You know what static typing is good for? It has nothing to do with "preventing bugs". It has to do with performance and compiler optimizations.



> They are also not useful at all to prevent the real-life, critical bugs that have nothing to do with types at all,

Most bugs are about types, just most languages’ type systems are too weak to express the logical types relevant to many important bugs (and, if they weren't, then you'd probably have to worry more the about bugs in the type-level code.)


> Most bugs are about types, just most languages’ type systems are too weak to express the logical types relevant to many important bugs

Ok, so you are writing a function for a fast approximation of ATANH using IEEE floating point standard.

In type: IEEE floating point number

Out type: the same.

The function will report an incorrect value (bug), yet still be perfectly type safe.

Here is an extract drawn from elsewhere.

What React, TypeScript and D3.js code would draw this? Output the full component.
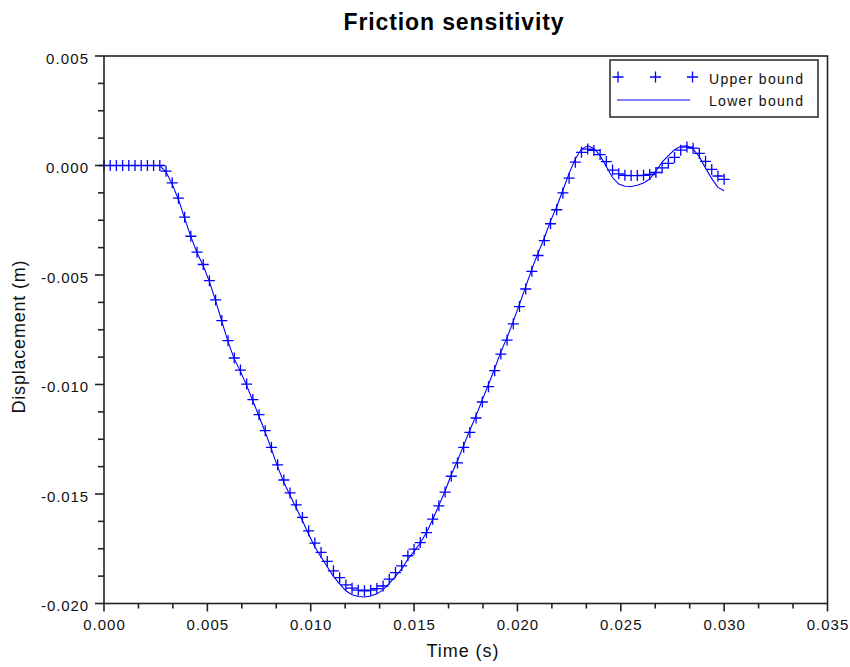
import React from "react";
import * as d3 from "d3";

// Time samples (s)
const TIME = [0,0.0003,0.0006,0.0009,0.0012,0.0015,0.0018,0.0021,0.0024,0.0027,0.003,0.0033,0.0036,0.0039,0.0042,0.0045,0.0048,0.0051,0.0054,0.0057,0.006,0.0063,0.0066,0.0069,0.0072,0.0075,0.0078,0.0081,0.0084,0.0087,0.009,0.0093,0.0096,0.0099,0.0102,0.0105,0.0108,0.0111,0.0114,0.0117,0.012,0.0123,0.0126,0.0129,0.0132,0.0135,0.0138,0.0141,0.0144,0.0147,0.015,0.0153,0.0156,0.0159,0.0162,0.0165,0.0168,0.0171,0.0174,0.0177,0.018,0.0183,0.0186,0.0189,0.0192,0.0195,0.0198,0.0201,0.0204,0.0207,0.021,0.0213,0.0216,0.0219,0.0222,0.0225,0.0228,0.0231,0.0234,0.0237,0.024,0.0243,0.0246,0.0249,0.0252,0.0255,0.0258,0.0261,0.0264,0.0267,0.027,0.0273,0.0276,0.0279,0.0282,0.0285,0.0288,0.0291,0.0294,0.0297,0.03];

// Upper bound displacement (mm)
const UPPER_MM = [0,0,0,0,0,0,0,0,0,0,
  -0.26,-0.79,-1.49,-2.36,-3.23,-3.96,-4.52,-5.26,-6.14,-7.08,
  -8.0,-8.79,-9.34,-9.98,-10.69,-11.38,-12.11,-12.87,-13.67,-14.36,
  -14.95,-15.5,-16.07,-16.68,-17.24,-17.67,-18.08,-18.51,-18.82,-19.15,
  -19.3,-19.39,-19.42,-19.39,-19.32,-19.2,-18.89,-18.59,-18.28,-17.82,
  -17.52,-17.22,-16.76,-16.15,-15.54,-14.91,-14.19,-13.58,-12.87,-12.19,
  -11.53,-10.8,-10.1,-9.37,-8.61,-7.97,-7.23,-6.44,-5.64,-4.83,
  -4.11,-3.43,-2.66,-2.02,-1.25,-0.58,0.15,0.6,0.75,0.69,
  0.5,0.18,-0.21,-0.38,-0.45,-0.46,-0.46,-0.45,-0.41,-0.32,
  -0.11,0.1,0.37,0.7,0.84,0.79,0.55,0.19,-0.18,-0.48,
  -0.63];

// Lower bound displacement (mm)
const LOWER_MM = [0,0,0,0,0,0,0,0,0,0,
  -0.3,-0.85,-1.55,-2.4,-3.25,-3.98,-4.58,-5.3,-6.18,-7.12,
  -8.04,-8.83,-9.4,-10.04,-10.75,-11.45,-12.18,-12.95,-13.76,-14.46,
  -15.07,-15.64,-16.22,-16.84,-17.42,-17.88,-18.32,-18.76,-19.1,-19.42,
  -19.6,-19.68,-19.7,-19.66,-19.56,-19.38,-19.08,-18.76,-18.42,-17.98,
  -17.62,-17.24,-16.76,-16.16,-15.52,-14.86,-14.12,-13.48,-12.78,-12.08,
  -11.42,-10.7,-10.0,-9.27,-8.51,-7.86,-7.12,-6.33,-5.53,-4.72,
  -4.0,-3.31,-2.54,-1.88,-1.12,-0.36,0.3,0.75,0.9,0.78,
  0.45,-0.05,-0.55,-0.85,-0.95,-0.96,-0.9,-0.8,-0.62,-0.25,
  0.15,0.45,0.72,0.88,0.9,0.75,0.4,-0.12,-0.6,-1.0,
  -1.15];

const X_TICKS = [0, 0.005, 0.01, 0.015, 0.02, 0.025, 0.03, 0.035];
const X_TICK_LABELS = ["0.000", "0.005", "0.010", "0.015", "0.020", "0.025", "0.030", "0.035"];
const Y_TICKS = [0.005, 0, -0.005, -0.01, -0.015, -0.02];
const Y_TICK_LABELS = ["0.005", "0.000", "-0.005", "-0.010", "-0.015", "-0.020"];

const TITLE = "Friction sensitivity";
const X_LABEL = "Time (s)";
const Y_LABEL = "Displacement (m)";
const SERIES_NAMES = ["Upper bound", "Lower bound"];

const BLUE = "#0000ff";
const FONT = "'Liberation Sans', Arial, Helvetica, sans-serif";

export default function App() {
  const left = 104, right = 827.5, top = 56, bottom = 603.5;
  const x = d3.scaleLinear().domain([0, 0.035]).range([left, right]);
  const y = d3.scaleLinear().domain([-0.02, 0.005]).range([bottom, top]);

  const upper = TIME.map((t, i) => [t, UPPER_MM[i] / 1000] as [number, number]);
  const lower = TIME.map((t, i) => [t, LOWER_MM[i] / 1000] as [number, number]);

  const line = d3.line<[number, number]>().x((d) => x(d[0])).y((d) => y(d[1]));

  const xMinor: number[] = [];
  for (let i = 0; i < X_TICKS.length - 1; i++) {
    const a = X_TICKS[i], b = X_TICKS[i + 1];
    xMinor.push(a + (b - a) / 3, a + (2 * (b - a)) / 3);
  }
  const yMinor: number[] = [];
  for (let i = 0; i < Y_TICKS.length - 1; i++) {
    const a = Y_TICKS[i], b = Y_TICKS[i + 1];
    for (let j = 1; j < 4; j++) yMinor.push(a + ((b - a) * j) / 4);
  }

  const plus = (cx: number, cy: number, s = 5.5) =>
    `M${cx - s},${cy}H${cx + s}M${cx},${cy - s}V${cy + s}`;

  const markerPath = upper.map((d) => plus(x(d[0]), y(d[1]))).join("");

  return (
    <svg
      width={850}
      height={667}
      style={{ position: "absolute", left: 0, top: 0, background: "#fff" }}
      fontFamily={FONT}
    >
      <rect x={0} y={0} width={850} height={667} fill="#fff" />
      {/* title */}
      <text x={453.5} y={29.5} fontSize={23} fontWeight="bold" textAnchor="middle" textLength={220} lengthAdjust="spacing" fill="#000">
        {TITLE}
      </text>

      {/* data */}
      <path d={line(lower) || ""} fill="none" stroke={BLUE} strokeWidth={1.1} />
      <path d={markerPath} fill="none" stroke={BLUE} strokeWidth={1.3} />

      {/* frame */}
      <rect x={left} y={top} width={right - left} height={bottom - top} fill="none" stroke="#222" strokeWidth={1.6} />

      {/* x ticks */}
      {X_TICKS.map((t, i) => (
        <g key={"xt" + i}>
          <line x1={x(t)} x2={x(t)} y1={bottom} y2={bottom + 8} stroke="#222" strokeWidth={1.6} />
          <text x={x(t)} y={629.5} fontSize={15} textAnchor="middle" textLength={41.5} lengthAdjust="spacing" fill="#111">
            {X_TICK_LABELS[i]}
          </text>
        </g>
      ))}
      {xMinor.map((t, i) => (
        <line key={"xm" + i} x1={x(t)} x2={x(t)} y1={bottom} y2={bottom + 5} stroke="#222" strokeWidth={1.6} />
      ))}

      {/* y ticks */}
      {Y_TICKS.map((v, i) => {
        const lbl = Y_TICK_LABELS[i];
        return (
          <g key={"yt" + i}>
            <line x1={left - 9} x2={left} y1={y(v)} y2={y(v)} stroke="#222" strokeWidth={1.6} />
            <text x={88} y={y(v) + 7.5} fontSize={15} textAnchor="end" textLength={lbl.startsWith("-") ? 47 : 42} lengthAdjust="spacing" fill="#111">
              {lbl}
            </text>
          </g>
        );
      })}
      {yMinor.map((v, i) => (
        <line key={"ym" + i} x1={left - 6} x2={left} y1={y(v)} y2={y(v)} stroke="#222" strokeWidth={1.6} />
      ))}

      {/* axis labels */}
      <text x={462.5} y={656.5} fontSize={18} textAnchor="middle" textLength={72} lengthAdjust="spacing" fill="#111">
        {X_LABEL}
      </text>
      <text transform="translate(25,337) rotate(-90)" fontSize={18} textAnchor="middle" textLength={153} lengthAdjust="spacing" fill="#111">
        {Y_LABEL}
      </text>

      {/* legend */}
      <rect x={610} y={60} width={208} height={57} fill="#fff" stroke="#333" strokeWidth={1.6} />
      <path d={plus(618, 77) + plus(655.5, 77) + plus(692.5, 77)} fill="none" stroke={BLUE} strokeWidth={1.3} />
      <line x1={617} x2={690} y1={100} y2={100} stroke={BLUE} strokeWidth={1.1} />
      <text x={709} y={84.3} fontSize={14} textLength={94} lengthAdjust="spacing" fill="#111">
        {SERIES_NAMES[0]}
      </text>
      <text x={709} y={106} fontSize={14} textLength={94} lengthAdjust="spacing" fill="#111">
        {SERIES_NAMES[1]}
      </text>
    </svg>
  );
}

Tell me how the magical type checking of the super-good-type-system programming language you propose will catch the error and thus prevent the bug.

And also, we're discussing about real-life problems, tackled with existing programming languages, not languages that don't exist yet.

Not even Haskell, with it's great type system, will help you in such cases. Not in the bugs that are caused by a flawed understanding of the business model, the business rules, or of the system as a whole.